→ SUPPLIED RECORDS:
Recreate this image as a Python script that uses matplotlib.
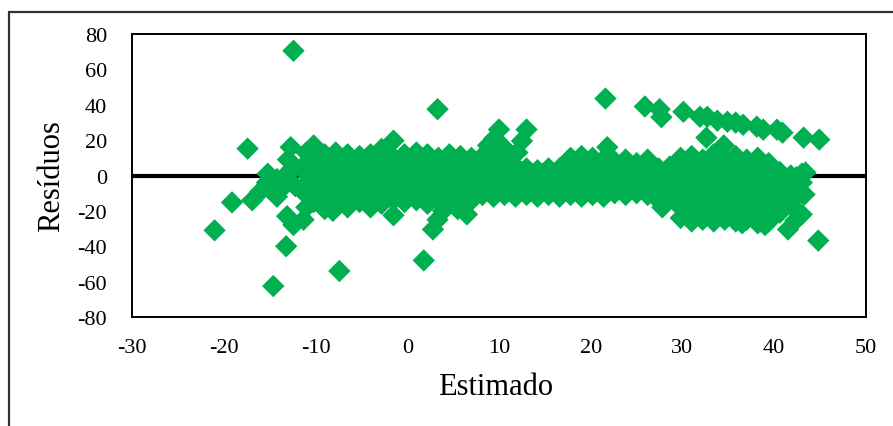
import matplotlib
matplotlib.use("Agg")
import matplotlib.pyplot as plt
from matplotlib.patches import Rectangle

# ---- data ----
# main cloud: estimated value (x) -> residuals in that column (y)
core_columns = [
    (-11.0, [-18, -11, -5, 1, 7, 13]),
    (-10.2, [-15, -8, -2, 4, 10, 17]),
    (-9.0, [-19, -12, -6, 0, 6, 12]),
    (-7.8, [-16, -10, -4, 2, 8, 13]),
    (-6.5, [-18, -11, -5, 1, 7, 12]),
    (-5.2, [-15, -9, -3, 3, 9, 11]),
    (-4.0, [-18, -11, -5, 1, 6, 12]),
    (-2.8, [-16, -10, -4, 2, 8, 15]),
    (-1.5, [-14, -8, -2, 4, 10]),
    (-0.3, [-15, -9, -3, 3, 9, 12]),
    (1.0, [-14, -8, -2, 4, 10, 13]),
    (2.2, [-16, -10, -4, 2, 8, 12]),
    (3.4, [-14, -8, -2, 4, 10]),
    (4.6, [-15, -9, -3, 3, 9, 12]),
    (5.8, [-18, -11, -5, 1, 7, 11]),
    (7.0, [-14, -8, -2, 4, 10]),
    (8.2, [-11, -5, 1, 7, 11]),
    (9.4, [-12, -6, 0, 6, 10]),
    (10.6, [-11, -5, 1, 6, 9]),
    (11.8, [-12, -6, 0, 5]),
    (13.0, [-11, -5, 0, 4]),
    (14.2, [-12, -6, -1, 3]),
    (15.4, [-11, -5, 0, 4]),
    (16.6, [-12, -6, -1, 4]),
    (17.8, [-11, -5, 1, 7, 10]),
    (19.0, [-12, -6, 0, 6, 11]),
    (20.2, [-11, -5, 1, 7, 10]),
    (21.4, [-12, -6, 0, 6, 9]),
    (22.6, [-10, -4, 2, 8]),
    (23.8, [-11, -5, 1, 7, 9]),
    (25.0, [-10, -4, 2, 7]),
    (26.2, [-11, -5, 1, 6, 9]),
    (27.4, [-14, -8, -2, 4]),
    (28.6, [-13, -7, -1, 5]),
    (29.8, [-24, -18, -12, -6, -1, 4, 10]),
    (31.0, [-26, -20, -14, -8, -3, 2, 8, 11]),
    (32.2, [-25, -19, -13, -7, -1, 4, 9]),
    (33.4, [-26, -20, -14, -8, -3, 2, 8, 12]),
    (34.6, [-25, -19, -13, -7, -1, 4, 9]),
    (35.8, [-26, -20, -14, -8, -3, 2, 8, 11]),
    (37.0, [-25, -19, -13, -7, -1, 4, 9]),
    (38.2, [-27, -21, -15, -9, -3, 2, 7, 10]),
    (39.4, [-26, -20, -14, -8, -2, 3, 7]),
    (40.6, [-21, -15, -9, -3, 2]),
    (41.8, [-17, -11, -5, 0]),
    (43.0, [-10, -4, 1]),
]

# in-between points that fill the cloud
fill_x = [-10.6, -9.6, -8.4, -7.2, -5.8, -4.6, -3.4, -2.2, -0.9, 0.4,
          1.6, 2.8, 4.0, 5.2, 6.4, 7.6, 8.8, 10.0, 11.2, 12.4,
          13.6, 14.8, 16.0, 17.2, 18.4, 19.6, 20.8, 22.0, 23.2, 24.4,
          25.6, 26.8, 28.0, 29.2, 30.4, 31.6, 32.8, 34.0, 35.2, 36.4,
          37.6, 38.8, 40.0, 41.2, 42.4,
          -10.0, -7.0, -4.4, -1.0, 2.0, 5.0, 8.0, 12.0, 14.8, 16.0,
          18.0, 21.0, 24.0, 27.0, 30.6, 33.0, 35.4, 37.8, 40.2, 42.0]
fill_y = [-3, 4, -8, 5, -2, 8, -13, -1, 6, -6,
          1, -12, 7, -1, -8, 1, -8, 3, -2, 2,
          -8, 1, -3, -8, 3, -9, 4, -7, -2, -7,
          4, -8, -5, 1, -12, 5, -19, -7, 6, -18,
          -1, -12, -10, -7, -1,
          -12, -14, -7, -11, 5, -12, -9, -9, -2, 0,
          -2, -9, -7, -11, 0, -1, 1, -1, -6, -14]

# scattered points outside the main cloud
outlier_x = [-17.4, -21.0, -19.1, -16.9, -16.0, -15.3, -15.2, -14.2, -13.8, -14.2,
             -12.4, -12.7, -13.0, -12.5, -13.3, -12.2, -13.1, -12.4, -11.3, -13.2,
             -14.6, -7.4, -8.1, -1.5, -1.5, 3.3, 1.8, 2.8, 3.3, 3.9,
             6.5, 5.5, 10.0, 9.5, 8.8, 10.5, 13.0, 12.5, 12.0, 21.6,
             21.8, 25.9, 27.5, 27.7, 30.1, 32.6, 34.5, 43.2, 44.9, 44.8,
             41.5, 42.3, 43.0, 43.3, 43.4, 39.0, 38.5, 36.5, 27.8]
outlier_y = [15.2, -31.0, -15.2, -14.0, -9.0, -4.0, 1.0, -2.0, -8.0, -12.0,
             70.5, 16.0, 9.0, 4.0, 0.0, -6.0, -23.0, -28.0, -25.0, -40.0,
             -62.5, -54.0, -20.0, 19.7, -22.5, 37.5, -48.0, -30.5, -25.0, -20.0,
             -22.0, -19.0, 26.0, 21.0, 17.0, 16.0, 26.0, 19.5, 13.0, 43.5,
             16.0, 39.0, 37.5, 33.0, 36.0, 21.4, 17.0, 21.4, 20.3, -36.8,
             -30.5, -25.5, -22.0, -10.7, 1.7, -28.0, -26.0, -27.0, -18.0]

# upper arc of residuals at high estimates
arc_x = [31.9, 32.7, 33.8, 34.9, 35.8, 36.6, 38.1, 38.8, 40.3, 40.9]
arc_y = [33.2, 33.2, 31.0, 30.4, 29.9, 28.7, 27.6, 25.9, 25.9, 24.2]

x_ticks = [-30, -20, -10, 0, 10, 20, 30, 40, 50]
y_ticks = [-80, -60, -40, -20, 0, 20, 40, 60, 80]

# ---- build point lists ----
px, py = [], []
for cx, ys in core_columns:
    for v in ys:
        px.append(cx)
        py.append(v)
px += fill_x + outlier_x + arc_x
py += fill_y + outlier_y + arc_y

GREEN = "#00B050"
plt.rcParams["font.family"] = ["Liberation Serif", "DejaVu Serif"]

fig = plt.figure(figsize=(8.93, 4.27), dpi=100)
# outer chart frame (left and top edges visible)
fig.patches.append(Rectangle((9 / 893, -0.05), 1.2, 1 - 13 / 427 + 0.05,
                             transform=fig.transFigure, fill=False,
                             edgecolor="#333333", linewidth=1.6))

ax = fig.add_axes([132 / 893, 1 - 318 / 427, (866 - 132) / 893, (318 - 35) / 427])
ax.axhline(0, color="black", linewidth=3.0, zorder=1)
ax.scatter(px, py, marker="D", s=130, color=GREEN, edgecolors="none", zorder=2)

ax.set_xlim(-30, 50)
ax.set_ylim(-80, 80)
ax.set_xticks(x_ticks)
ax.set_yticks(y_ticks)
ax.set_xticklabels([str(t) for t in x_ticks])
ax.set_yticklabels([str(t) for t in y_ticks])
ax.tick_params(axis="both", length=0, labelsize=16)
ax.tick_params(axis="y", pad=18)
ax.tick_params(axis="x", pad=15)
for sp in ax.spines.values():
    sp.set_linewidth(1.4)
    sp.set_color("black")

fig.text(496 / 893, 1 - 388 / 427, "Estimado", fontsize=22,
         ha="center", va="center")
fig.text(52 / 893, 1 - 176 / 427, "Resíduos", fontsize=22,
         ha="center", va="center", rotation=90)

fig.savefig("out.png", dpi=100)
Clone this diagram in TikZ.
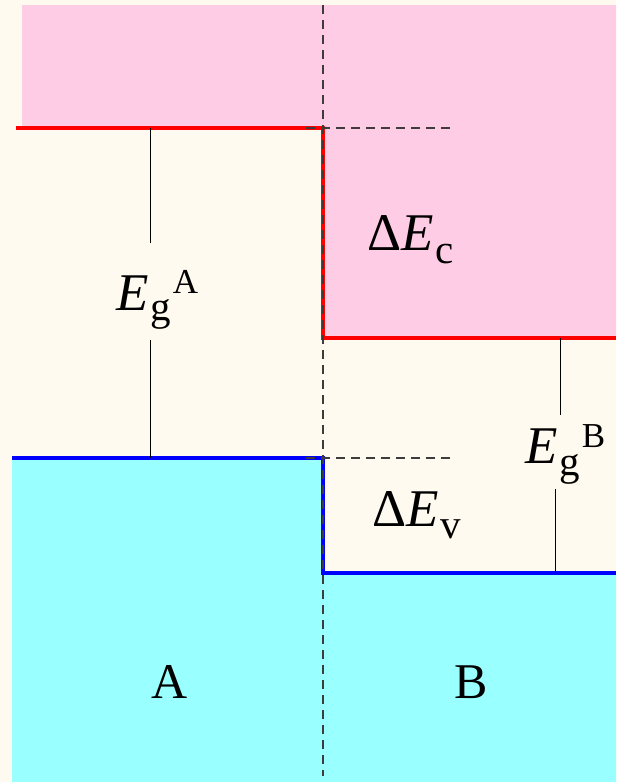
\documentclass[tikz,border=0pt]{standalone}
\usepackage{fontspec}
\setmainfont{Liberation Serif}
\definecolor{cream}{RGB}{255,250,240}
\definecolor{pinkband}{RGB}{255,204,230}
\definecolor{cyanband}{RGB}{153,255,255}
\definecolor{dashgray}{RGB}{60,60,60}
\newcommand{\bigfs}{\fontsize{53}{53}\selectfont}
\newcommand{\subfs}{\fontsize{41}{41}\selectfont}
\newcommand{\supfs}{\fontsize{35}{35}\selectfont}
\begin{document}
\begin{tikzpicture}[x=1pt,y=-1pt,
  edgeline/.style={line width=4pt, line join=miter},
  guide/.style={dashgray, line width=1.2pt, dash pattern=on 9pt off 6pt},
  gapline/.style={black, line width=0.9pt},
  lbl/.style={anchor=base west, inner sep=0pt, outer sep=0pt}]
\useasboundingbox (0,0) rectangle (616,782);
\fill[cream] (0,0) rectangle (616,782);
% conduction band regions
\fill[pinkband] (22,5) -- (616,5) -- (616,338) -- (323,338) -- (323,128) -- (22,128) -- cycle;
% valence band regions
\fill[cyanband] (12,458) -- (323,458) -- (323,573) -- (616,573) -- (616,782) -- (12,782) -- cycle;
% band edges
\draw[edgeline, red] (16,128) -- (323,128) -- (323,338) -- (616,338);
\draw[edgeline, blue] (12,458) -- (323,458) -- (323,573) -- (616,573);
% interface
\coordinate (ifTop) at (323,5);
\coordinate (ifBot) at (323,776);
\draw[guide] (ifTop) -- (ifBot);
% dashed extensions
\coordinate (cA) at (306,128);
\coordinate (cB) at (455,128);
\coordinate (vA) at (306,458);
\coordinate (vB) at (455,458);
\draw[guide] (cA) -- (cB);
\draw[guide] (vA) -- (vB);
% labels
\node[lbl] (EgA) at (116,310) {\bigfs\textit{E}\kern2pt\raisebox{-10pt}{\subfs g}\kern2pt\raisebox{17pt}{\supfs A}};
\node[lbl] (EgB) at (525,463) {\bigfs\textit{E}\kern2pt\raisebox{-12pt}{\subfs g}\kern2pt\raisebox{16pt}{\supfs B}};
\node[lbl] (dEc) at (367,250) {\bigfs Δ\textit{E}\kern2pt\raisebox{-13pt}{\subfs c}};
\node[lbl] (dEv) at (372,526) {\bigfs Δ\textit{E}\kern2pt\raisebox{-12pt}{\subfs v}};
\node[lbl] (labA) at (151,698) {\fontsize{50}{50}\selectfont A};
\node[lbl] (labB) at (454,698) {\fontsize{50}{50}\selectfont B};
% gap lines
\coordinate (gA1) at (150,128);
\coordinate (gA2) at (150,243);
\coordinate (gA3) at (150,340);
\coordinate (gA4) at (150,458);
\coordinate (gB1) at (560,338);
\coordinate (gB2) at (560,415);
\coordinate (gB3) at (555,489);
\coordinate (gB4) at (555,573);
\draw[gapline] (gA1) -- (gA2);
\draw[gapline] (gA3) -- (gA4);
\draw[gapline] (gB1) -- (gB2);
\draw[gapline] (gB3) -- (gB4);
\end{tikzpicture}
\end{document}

→ SHORT EXERCISE:
Leave the pictures out and repeat exactly the lines from the beginning of the records to the line bearing "from matplotlib.patches import Rectangle", both ends counted.

→ RESPONSE BELOW:
Recreate this image as a Python script that uses matplotlib.
import matplotlib
matplotlib.use("Agg")
import matplotlib.pyplot as plt
from matplotlib.patches import Rectangle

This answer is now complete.